Java- The meaning of <T extends Comparable<T>>?

The full context being:

public class RClass<T extends Comparable<T>>

Would I be right in saying that the statement in the title means that the arguments plugged into the method must either be an object of a class which implements Comparable OR one of its derived classes?

Thanks.

This means that the type parameter must support comparison with other instances of its own type, via the Comparable interface.

An example of such a class is provided in the Oracle tutorial Object Ordering. Note the similar pattern to T extends Comparable<T> in the excerpt below:

public class Name implements Comparable<Name> {
   ...
   public int compareTo(Name n) { ... }
}

Java- The meaning of <T extends Comparable<T>>?

a) Comparable <T> is a generic interface (remember it's an "interface" i.e not a "class")

b) extends means inheritance from a class or an interface.

From above-said point#a, it is an interface..(Remember it is an inheritance from an "interface" i.e not from a "class")

c)From above-said both points #a & #b,

here "one interface" extends "another interface".

There should be an interface defined for this class.. just an example here is

interface MinMax<T extends Comparable<T>> { 
	T min(); 
	T max(); 
} 

d) now your class i.e public class RClass {} SHOULD

1# EITHER "implement" this "generic interface" Comparable<T> ..!!!

ex: public class RClass<T> implements Comparable<T>

2# OR create an interface and extend to this "generic interface" Comparable<T> ex:

interface MinMax<T extends Comparable<T>> { 
   T min(); 
   T max(); 
} 
class RClass<T extends Comparable<T>> implements MinMax<T> {
    .....
    .....
}

Here, Pay special attention to the way that the type parameter T is declared by RClass and then passed to MinMax. Because MinMax requires a type that implements Comparable, the implementing class (RClass in this case) must specify the same bound. Furthermore, once this bound has been established, there is no need to specify it again in the implements clause.

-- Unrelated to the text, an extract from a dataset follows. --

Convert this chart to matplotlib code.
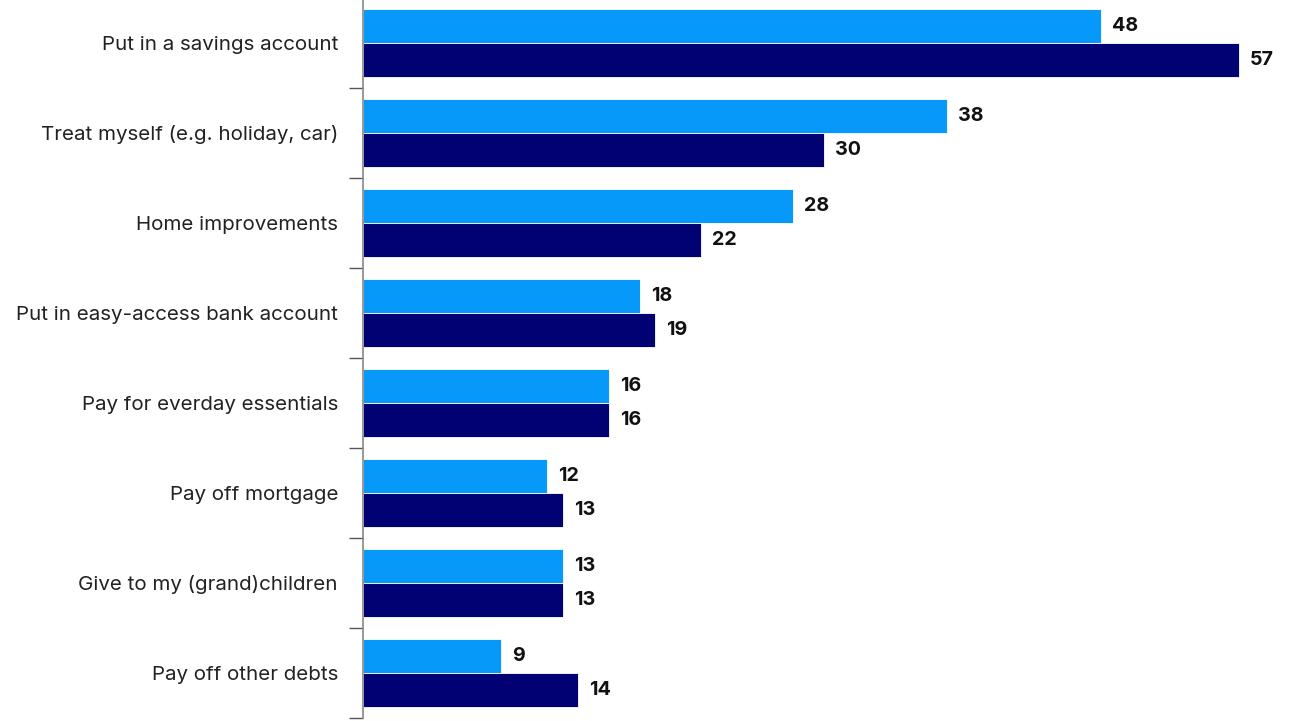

Somewhere in that class, the programmer needs to write something like

if(t.compareTo(othert) < 0) {
    ...
}

For that to work, the type T must have a compareTo-method which compares it to another object of type T. Extending Comparable guarantees the existence of such a method, among other things.

It means that you can only create an instance of RClass with a type which quite literally extends Comparable<T>. Thus,

RClass<Integer> a;

is acceptable, since Integer extends Comparable<Integer>, while

RClass<Object> b;

is not, since Object is not a class which extends comparable at all.

Yes, and bear in mind that objects of classes derived from Comparable ARE Comparable objects. Inheritance is a is-a relationship.

Simply put, the generic type T must be comparable in order to compareTo. otherwise you cannot do T.compareTo. In Item 28 Effective java, it suggests: "always use Comparable<? super T> in preference to Comparable<T>. <T extends Comparable<? super T>>"

==>guhanvj, <T extends Comparable<T>> means that <T> is having upper bound of Comparable<T> objects. So <T> can have types of Byte, Character, Double, Float, Long, Short, String, and Integer classes which all implements Comparable<T> interface for natural ordering.